*Short task*.
Write out the listing below in full and exactly, leaving out every picture.
++++++++++++++++++++
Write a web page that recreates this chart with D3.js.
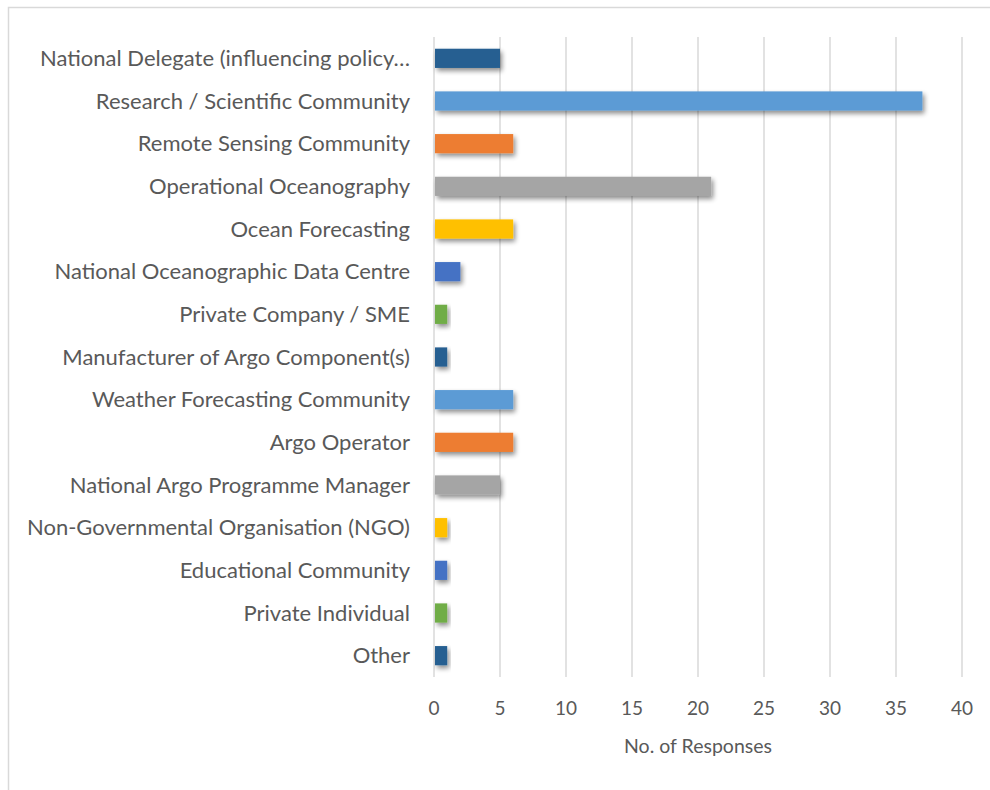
<!DOCTYPE html>
<html><head><meta charset="utf-8">
<script src="https://cdn.jsdelivr.net/npm/d3@7"></script>
<style>body{margin:0;background:#fff;}svg{display:block;}</style>
</head><body>
<script>
const categories = ["National Delegate (influencing policy…","Research / Scientific Community","Remote Sensing Community","Operational Oceanography","Ocean Forecasting","National Oceanographic Data Centre","Private Company / SME","Manufacturer of Argo Component(s)","Weather Forecasting Community","Argo Operator","National Argo Programme Manager","Non-Governmental Organisation (NGO)","Educational Community","Private Individual","Other"];
const values = [5,37,6,21,6,2,1,1,6,6,5,1,1,1,1];
const barColors = ["#255E91","#5B9BD5","#ED7D31","#A5A5A5","#FFC000","#4472C4","#70AD47","#255E91","#5B9BD5","#ED7D31","#A5A5A5","#FFC000","#4472C4","#70AD47","#255E91"];
const xTicks = [0,5,10,15,20,25,30,35,40];
const xTitle = "No. of Responses";

const W=990,H=790;
const svg=d3.select("body").append("svg").attr("width",W).attr("height",H);
const font="Lato, 'Open Sans', sans-serif";
svg.append("rect").attr("x",8.5).attr("y",7.5).attr("width",W+10).attr("height",H+10).attr("fill","#fff").attr("stroke","#d9d9d9").attr("stroke-width",1.5);

const defs=svg.append("defs");
const f=defs.append("filter").attr("id","sh").attr("x","-20%").attr("y","-50%").attr("width","150%").attr("height","250%");
f.append("feGaussianBlur").attr("in","SourceAlpha").attr("stdDeviation",2.5).attr("result","b");
f.append("feOffset").attr("in","b").attr("dx",2).attr("dy",3).attr("result","o");
f.append("feComponentTransfer").attr("in","o").attr("result","o2").append("feFuncA").attr("type","linear").attr("slope",0.45);
const m=f.append("feMerge");m.append("feMergeNode").attr("in","o2");m.append("feMergeNode").attr("in","SourceGraphic");

const x=d3.scaleLinear().domain([0,40]).range([434,962]);
const y=d3.scaleBand().domain(categories).range([37,677]).paddingInner(0.55).paddingOuter(0.275);

svg.append("g").selectAll("line").data(xTicks).join("line")
 .attr("x1",d=>x(d)).attr("x2",d=>x(d)).attr("y1",37).attr("y2",677)
 .attr("stroke","#d9d9d9").attr("stroke-width",1.5);

svg.append("g").selectAll("rect").data(categories).join("rect")
 .attr("x",x(0)+1).attr("y",d=>y(d)).attr("width",(d,i)=>x(values[i])-x(0)-1).attr("height",y.bandwidth())
 .attr("fill",(d,i)=>barColors[i]).attr("filter","url(#sh)");

svg.append("g").selectAll("text").data(categories).join("text")
 .attr("x",410).attr("y",d=>y(d)+y.bandwidth()/2).attr("dy","0.35em").attr("text-anchor","end")
 .attr("font-family",font).attr("font-size",22).attr("fill","#595959").text(d=>d);

svg.append("g").selectAll("text").data(xTicks).join("text")
 .attr("x",d=>x(d)).attr("y",708).attr("dy","0.35em").attr("text-anchor","middle")
 .attr("font-family",font).attr("font-size",19).attr("fill","#595959").text(d=>d);

svg.append("text").attr("x",698).attr("y",746).attr("dy","0.35em").attr("text-anchor","middle")
 .attr("font-family",font).attr("font-size",19.5).attr("fill","#595959").text(xTitle);
</script>
</body></html>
++++++++++++++++++++
*Worked solution*.
Write a web page that recreates this chart with D3.js.
<!DOCTYPE html>
<html><head><meta charset="utf-8">
<script src="https://cdn.jsdelivr.net/npm/d3@7"></script>
<style>body{margin:0;background:#fff;}svg{display:block;}</style>
</head><body>
<script>
const categories = ["National Delegate (influencing policy…","Research / Scientific Community","Remote Sensing Community","Operational Oceanography","Ocean Forecasting","National Oceanographic Data Centre","Private Company / SME","Manufacturer of Argo Component(s)","Weather Forecasting Community","Argo Operator","National Argo Programme Manager","Non-Governmental Organisation (NGO)","Educational Community","Private Individual","Other"];
const values = [5,37,6,21,6,2,1,1,6,6,5,1,1,1,1];
const barColors = ["#255E91","#5B9BD5","#ED7D31","#A5A5A5","#FFC000","#4472C4","#70AD47","#255E91","#5B9BD5","#ED7D31","#A5A5A5","#FFC000","#4472C4","#70AD47","#255E91"];
const xTicks = [0,5,10,15,20,25,30,35,40];
const xTitle = "No. of Responses";

const W=990,H=790;
const svg=d3.select("body").append("svg").attr("width",W).attr("height",H);
const font="Lato, 'Open Sans', sans-serif";
svg.append("rect").attr("x",8.5).attr("y",7.5).attr("width",W+10).attr("height",H+10).attr("fill","#fff").attr("stroke","#d9d9d9").attr("stroke-width",1.5);

const defs=svg.append("defs");
const f=defs.append("filter").attr("id","sh").attr("x","-20%").attr("y","-50%").attr("width","150%").attr("height","250%");
f.append("feGaussianBlur").attr("in","SourceAlpha").attr("stdDeviation",2.5).attr("result","b");
f.append("feOffset").attr("in","b").attr("dx",2).attr("dy",3).attr("result","o");
f.append("feComponentTransfer").attr("in","o").attr("result","o2").append("feFuncA").attr("type","linear").attr("slope",0.45);
const m=f.append("feMerge");m.append("feMergeNode").attr("in","o2");m.append("feMergeNode").attr("in","SourceGraphic");

const x=d3.scaleLinear().domain([0,40]).range([434,962]);
const y=d3.scaleBand().domain(categories).range([37,677]).paddingInner(0.55).paddingOuter(0.275);

svg.append("g").selectAll("line").data(xTicks).join("line")
 .attr("x1",d=>x(d)).attr("x2",d=>x(d)).attr("y1",37).attr("y2",677)
 .attr("stroke","#d9d9d9").attr("stroke-width",1.5);

svg.append("g").selectAll("rect").data(categories).join("rect")
 .attr("x",x(0)+1).attr("y",d=>y(d)).attr("width",(d,i)=>x(values[i])-x(0)-1).attr("height",y.bandwidth())
 .attr("fill",(d,i)=>barColors[i]).attr("filter","url(#sh)");

svg.append("g").selectAll("text").data(categories).join("text")
 .attr("x",410).attr("y",d=>y(d)+y.bandwidth()/2).attr("dy","0.35em").attr("text-anchor","end")
 .attr("font-family",font).attr("font-size",22).attr("fill","#595959").text(d=>d);

svg.append("g").selectAll("text").data(xTicks).join("text")
 .attr("x",d=>x(d)).attr("y",708).attr("dy","0.35em").attr("text-anchor","middle")
 .attr("font-family",font).attr("font-size",19).attr("fill","#595959").text(d=>d);

svg.append("text").attr("x",698).attr("y",746).attr("dy","0.35em").attr("text-anchor","middle")
 .attr("font-family",font).attr("font-size",19.5).attr("fill","#595959").text(xTitle);
</script>
</body></html>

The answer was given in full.